My Sculptures: Last Two Decades
Artist: K.S. Radhakrishnan
June 22, 2007 | 6.30 pm
Little Theatre, National Centre for the Performing Arts, Mumbai
K.S. Radhakrishnan is one of the most notable among the new generation of sculptors, who has successfully brought about a definitive resurgence in Indian sculpture. Like many of his contemporaries, he is a figurative sculptor, but his preference for modeling and bronze casting over new materials sets him apart from the rest of them.
The shifting of ideas that leads to one another, one form to the next and mixed iconographies of the works evolved into the series “Portal” – a performance in sculpture.

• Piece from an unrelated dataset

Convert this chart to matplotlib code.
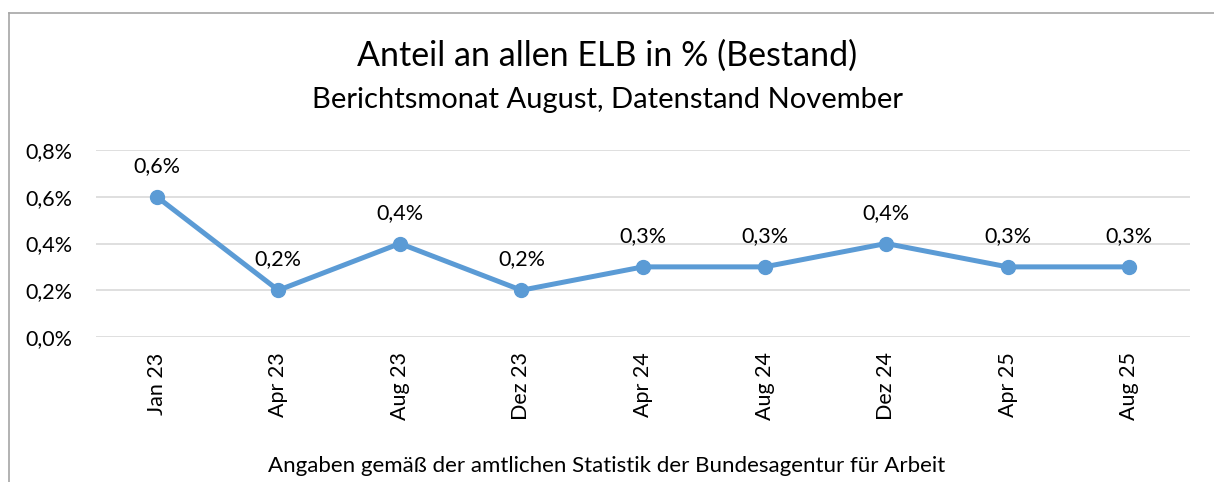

Then the idea of lightness and lightness takes many forms and works from the mid-nineties deals with the lightness of the mind and body, and it happens through a series of sculptures in which “Musiui Maiya” become a fictional pair.
The sculptural method based on multiples, grafting and assemblage become an integral part of his work process in “Human Box” where the image consists of a host of figures attached to a box. “The Ramp” – a sculpture done in 2004 with hundreds of small figures, miniature images of Musui Maiya – form a stream of humanity, having life-sized figures rising from the middle of the crowded movement.
The presentation will conclude with the works from “Freehold” and an introduction to the present series of work to be exhibited in New York in November 2007.